Karena korupsi tidak hanya berbentuk uang saja tapi juga bisa dengan cara
mengambil karya orang lain. Dalam dunia pendidikan, misalnya kita contohkan
saja. Seorang guru atau dosen bisa memplagiat tulisan orang lain, misalkan saja
dalam bentuk karya ilmiah. Mengapa seorang guru atau dosen harus mengambil
karya orang lain. Bukankah dia adalah seorang guru yang berintelektual.

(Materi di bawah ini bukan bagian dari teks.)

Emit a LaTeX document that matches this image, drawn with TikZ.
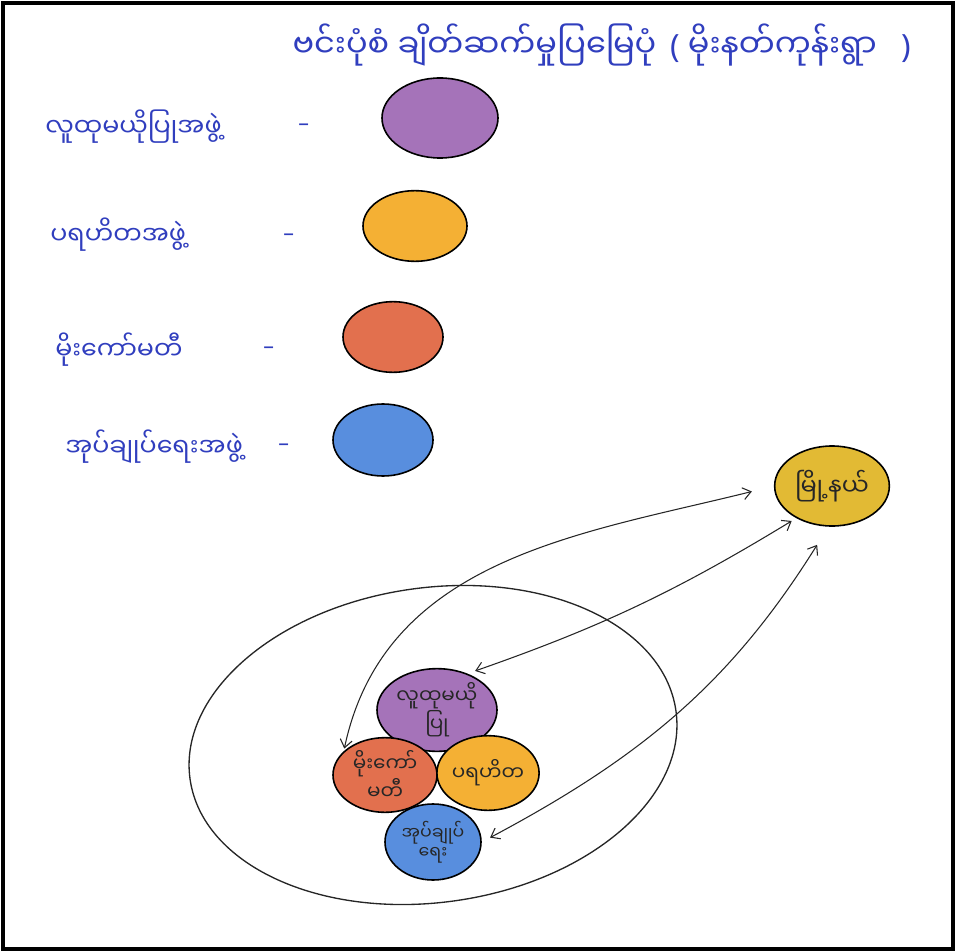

Bukankah dia juga bisa menghasilkan tulisan sendiri yang mungkin lebih bagus
dari apa yang dia curi.
Karya ilmiah yang telah
dicuri tentu banyak sekali kegunaannya. Bisa saja, karya itu dijadikan sebagai
bahan untuk mengisi seminar, dan kebetulan guru tersebut ditunjuk sebagai nara
sumber. Atau bisa juga, karya ilmiah yang diambil tersebut digunakan untuk
tesis (S2). Bagi guru atau dosen yang mengambil karya ilmiah orang lain, tanpa
seizing penulis aslinya, lalu dia dengan lincah dan dengan beraninya
mempresentasikan hasil tulisan itu di depan semua orang di forum seminar,
sebutkan saja. Bagi orang yang melihatnya, dia bisa dikatakan nara sumber yang
cerdas, smart dan intelektual, dan dari hasil presentasi tersebut. Dia
mendapatakan penghargaan, lalu pulang membawa amplop (uang). Uang dari hasil
mencuri karya tulis orang lain.
Penulis tidak menunjuk
siapa pelaku dan siapa orangnya, karena hal semacam ini bukanlah hal yang baru
bagi kita. Itu hanya sebagai contoh
bahwa korupsi tidak hanya dilakukan oleh orang-orang politik yang
berkuasa tetapi hal yang sederhana pun bisa dikorupsi dengan cara mengambil
karya tulis orang lain.
Siswa dan mahasiswa
juga bisa menjadi seorang korupsi, yaitu korupsi cilik yang baru belajar mengambil hak milik orang lain. Padahal,
kemajuan negara tidak hanya terletak pada kejujuran pemerintah saja, melainkan
juga ada partisipasi dari masyarakat dan peserta didik yang sedang mengenyam
ilmu agar menjadi SDM yang bermutu, berkualitas, jujur, dan berkarakter. Yang
diharapkan dapat membawa perubahan dimasa yang akan datang, serta mampu menjadi
jiwa anak bangsa yang berkarakter, menjunjung tinggi martabat bangsa, dan guru
harus bisa menjadi pembimbing yang baik, dan dapat mengasuh anak didik dengan
baik tanpa keluar dari kodrat alamnya. Seperti asas Ki Hadjar Dewantara dengan simbol
Tutwuri Handayani yang harus bisa diterapkan untuk menjadikan anak bangsa yang
berpendidikan karakter.
Bagaimana bangsa ini
akan menjadi bangsa yang berkarakter, juga berpendidikan karakter, jika siswa
dan gurunya sudah berani menjadi bagian dari korupsi. Meski hanya baru menjadi
korupsi cilik yang memplagiat tulisan
orang lain. Bagaimana mungkin kita bisa berteriak bahwa pemerintah biangnya
korupsi dan banyak mengorbankan masyarakat, sedangkan seorang siswa dan guru
saja berani melakukan plagiat. Namun, tidak semua siswa dan guru demikian. Itu
hanyalah gambaran masyarakat Indonesia saat ini. Dari hasil pengamatan mata
kita sendiri. Masih banyak diluar sana siswa dan guru yang masih dengan
setianya menjunjung tinggi kejujuran, lebih berpikir positif dan giat mengerjakan
sesuatu sendiri, dan membuat mereka bangga bahwa mereka bisa menghasilkan
sesuatu dengan tangan dan pikiran mereka sendiri tanpa harus mengambil milik
orang lain.
Budidayakanlah karakter
kebudayaan. Berpendidikan karakter yang baik. Jangan mau menjadi korupsi cilik dengan menyandang nama Sang
Plagiator. Hidup Indonesia! Hidup Mahasiswa!